As earlier movements such as quality and knowledge management have demonstrated, it is the consulting community that propagates the message and supports the change programs essential to success. They have an excellent record of adapting ideas to local cultures. The idea of breaking free from the performance contract has already permeated many organizations in a number of countries. Here are some examples for countries Borealis have production facilities. In the UK, organizations such as Bulmers, have adopted the ideas in a serious way, and large organizations such BP-Amoco have taken tentative steps. In Scandinavia, a number of large companies have adopted the principles of beyond budgeting.

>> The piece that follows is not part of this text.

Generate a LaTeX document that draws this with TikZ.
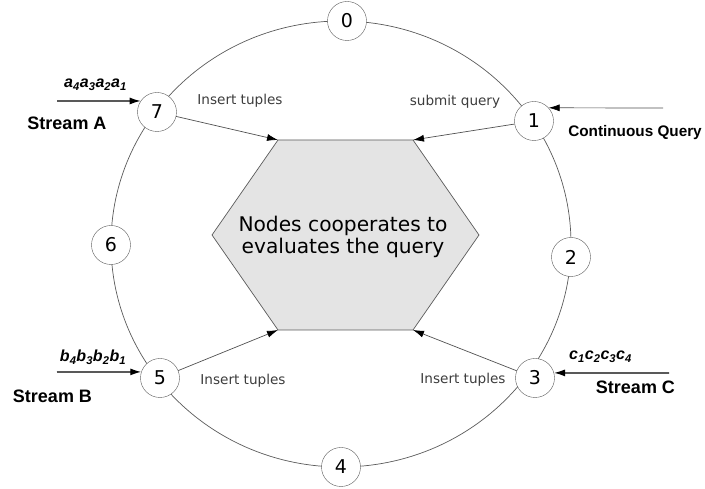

In continental Europe, Rhodia (France) and Philips (Holland) have embraced the ideas, and UBS (Switzerland) and Siemens (Germany) are on their way. (Cima, 2008)


For Borealis the abolishment of the traditional budget systems and especially the use of rolling forecasts and balance scorecard were a big success. The question is if this is also valid for other companies?

Because of the different critics of the traditional budget systems you can state that the traditional budget systems are not the best way to control and manage a company. However the way how Borealis solved the problems with the traditional budget systems is not adequate for every company. Different characteristics of companies and markets are crucial for the adoption of different management tools. Therefore there could be better instruments for other companies to set their targets instead of for example using the balance scorecard. Moreover the design of the balance scorecard, for example how many Key Performance Indicators should be used or how the Key Performance Indicators should look, depends from the company and the economical environment, in which a company operates.

A further limitation is that change from a traditional budget system to a coherent controlling model never ends. Companies have to search for better alternatives all the time and they have to react to changes in the environment of the companies.


In summary the change from the traditional budget system to a new way of controlling and managing was a big success for Borealis. In a complex economical environment the traditional budgeting systems are not sufficient. The new management tools helped borealis to become more flexible in managing the company and to overcome many limitations of the traditional budget systems. You also see at the case of Borealis that the change to a new system never ends. For example Borealis assesses in the year 2000 that they had include to many Key Performance Indicators in their balance Scorecard. Therefore they reduced the number of Key Performance Indicators and they gave the right to develop own site-specific indicators.